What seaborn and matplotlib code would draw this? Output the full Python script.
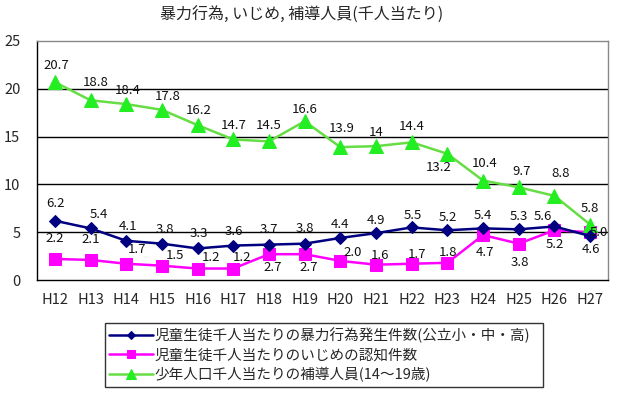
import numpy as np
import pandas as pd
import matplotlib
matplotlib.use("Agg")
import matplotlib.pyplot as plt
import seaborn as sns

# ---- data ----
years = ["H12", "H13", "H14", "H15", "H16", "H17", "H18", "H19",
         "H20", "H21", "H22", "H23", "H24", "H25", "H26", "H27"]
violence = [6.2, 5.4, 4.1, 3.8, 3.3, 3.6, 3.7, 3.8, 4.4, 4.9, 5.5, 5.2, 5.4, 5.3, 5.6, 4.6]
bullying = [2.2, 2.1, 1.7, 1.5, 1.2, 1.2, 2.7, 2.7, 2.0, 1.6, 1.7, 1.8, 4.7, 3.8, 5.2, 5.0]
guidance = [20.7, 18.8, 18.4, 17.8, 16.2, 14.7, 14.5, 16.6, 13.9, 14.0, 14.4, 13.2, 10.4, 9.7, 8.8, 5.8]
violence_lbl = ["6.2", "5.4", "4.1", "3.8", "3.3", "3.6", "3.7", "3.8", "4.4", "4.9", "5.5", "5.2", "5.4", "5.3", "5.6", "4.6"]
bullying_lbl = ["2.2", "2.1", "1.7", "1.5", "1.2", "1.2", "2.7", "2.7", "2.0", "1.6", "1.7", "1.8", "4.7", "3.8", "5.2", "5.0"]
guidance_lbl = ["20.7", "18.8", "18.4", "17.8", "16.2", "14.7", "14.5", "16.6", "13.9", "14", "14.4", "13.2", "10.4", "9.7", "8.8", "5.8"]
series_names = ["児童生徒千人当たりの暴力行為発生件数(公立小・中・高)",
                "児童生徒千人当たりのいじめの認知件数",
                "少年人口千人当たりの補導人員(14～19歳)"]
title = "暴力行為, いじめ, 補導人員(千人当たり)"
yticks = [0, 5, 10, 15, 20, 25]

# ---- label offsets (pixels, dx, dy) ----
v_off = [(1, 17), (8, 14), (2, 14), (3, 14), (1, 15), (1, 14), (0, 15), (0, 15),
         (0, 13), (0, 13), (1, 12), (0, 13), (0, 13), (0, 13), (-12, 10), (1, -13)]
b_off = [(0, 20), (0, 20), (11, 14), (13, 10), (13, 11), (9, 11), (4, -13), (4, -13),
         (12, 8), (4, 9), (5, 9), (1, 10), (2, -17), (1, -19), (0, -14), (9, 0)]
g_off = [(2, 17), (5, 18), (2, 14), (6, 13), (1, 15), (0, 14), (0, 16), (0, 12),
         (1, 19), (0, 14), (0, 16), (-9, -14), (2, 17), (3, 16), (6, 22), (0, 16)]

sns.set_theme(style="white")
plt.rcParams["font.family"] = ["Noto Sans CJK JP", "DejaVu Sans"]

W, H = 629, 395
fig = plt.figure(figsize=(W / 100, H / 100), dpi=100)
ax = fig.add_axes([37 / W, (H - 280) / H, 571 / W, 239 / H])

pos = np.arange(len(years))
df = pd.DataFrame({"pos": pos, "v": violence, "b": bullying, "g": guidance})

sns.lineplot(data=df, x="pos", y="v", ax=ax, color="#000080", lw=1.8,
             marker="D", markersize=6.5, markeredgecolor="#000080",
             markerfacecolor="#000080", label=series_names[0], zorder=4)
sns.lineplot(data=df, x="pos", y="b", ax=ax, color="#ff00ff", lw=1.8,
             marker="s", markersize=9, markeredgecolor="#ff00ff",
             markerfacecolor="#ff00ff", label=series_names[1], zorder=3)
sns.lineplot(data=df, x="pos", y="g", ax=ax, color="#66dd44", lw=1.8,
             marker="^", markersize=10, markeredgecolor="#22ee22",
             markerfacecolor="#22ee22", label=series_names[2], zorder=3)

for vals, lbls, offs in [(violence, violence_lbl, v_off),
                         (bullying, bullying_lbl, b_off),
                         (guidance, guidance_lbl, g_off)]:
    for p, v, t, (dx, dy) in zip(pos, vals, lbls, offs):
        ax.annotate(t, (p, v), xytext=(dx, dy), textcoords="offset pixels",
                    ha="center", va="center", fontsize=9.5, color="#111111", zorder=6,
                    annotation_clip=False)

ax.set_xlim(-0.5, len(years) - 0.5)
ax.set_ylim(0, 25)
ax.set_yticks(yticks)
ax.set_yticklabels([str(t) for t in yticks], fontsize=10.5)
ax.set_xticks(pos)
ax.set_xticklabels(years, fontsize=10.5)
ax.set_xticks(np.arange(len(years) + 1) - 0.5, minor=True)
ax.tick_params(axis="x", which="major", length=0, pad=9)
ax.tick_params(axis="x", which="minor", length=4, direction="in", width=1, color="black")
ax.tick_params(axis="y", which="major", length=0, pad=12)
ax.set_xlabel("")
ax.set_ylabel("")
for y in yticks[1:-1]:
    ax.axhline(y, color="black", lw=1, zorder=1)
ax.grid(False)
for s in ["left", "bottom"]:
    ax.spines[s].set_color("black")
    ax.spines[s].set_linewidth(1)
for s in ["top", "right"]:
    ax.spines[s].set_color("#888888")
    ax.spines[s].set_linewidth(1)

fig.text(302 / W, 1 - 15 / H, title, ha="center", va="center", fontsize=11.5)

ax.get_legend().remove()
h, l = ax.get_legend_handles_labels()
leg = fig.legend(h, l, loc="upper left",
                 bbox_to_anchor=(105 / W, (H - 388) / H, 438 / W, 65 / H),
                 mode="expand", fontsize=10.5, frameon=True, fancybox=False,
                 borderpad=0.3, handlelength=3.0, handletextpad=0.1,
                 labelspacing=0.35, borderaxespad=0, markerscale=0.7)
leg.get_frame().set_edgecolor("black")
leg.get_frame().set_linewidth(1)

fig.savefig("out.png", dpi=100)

What to work on:
Only lines belong in the copy: transcribe those from the start of the data through the line that contains "yticks = [0, 5, 10, 15, 20, 25]", and skip the pictures.

Full answer:
What seaborn and matplotlib code would draw this? Output the full Python script.
import numpy as np
import pandas as pd
import matplotlib
matplotlib.use("Agg")
import matplotlib.pyplot as plt
import seaborn as sns

# ---- data ----
years = ["H12", "H13", "H14", "H15", "H16", "H17", "H18", "H19",
         "H20", "H21", "H22", "H23", "H24", "H25", "H26", "H27"]
violence = [6.2, 5.4, 4.1, 3.8, 3.3, 3.6, 3.7, 3.8, 4.4, 4.9, 5.5, 5.2, 5.4, 5.3, 5.6, 4.6]
bullying = [2.2, 2.1, 1.7, 1.5, 1.2, 1.2, 2.7, 2.7, 2.0, 1.6, 1.7, 1.8, 4.7, 3.8, 5.2, 5.0]
guidance = [20.7, 18.8, 18.4, 17.8, 16.2, 14.7, 14.5, 16.6, 13.9, 14.0, 14.4, 13.2, 10.4, 9.7, 8.8, 5.8]
violence_lbl = ["6.2", "5.4", "4.1", "3.8", "3.3", "3.6", "3.7", "3.8", "4.4", "4.9", "5.5", "5.2", "5.4", "5.3", "5.6", "4.6"]
bullying_lbl = ["2.2", "2.1", "1.7", "1.5", "1.2", "1.2", "2.7", "2.7", "2.0", "1.6", "1.7", "1.8", "4.7", "3.8", "5.2", "5.0"]
guidance_lbl = ["20.7", "18.8", "18.4", "17.8", "16.2", "14.7", "14.5", "16.6", "13.9", "14", "14.4", "13.2", "10.4", "9.7", "8.8", "5.8"]
series_names = ["児童生徒千人当たりの暴力行為発生件数(公立小・中・高)",
                "児童生徒千人当たりのいじめの認知件数",
                "少年人口千人当たりの補導人員(14～19歳)"]
title = "暴力行為, いじめ, 補導人員(千人当たり)"
yticks = [0, 5, 10, 15, 20, 25]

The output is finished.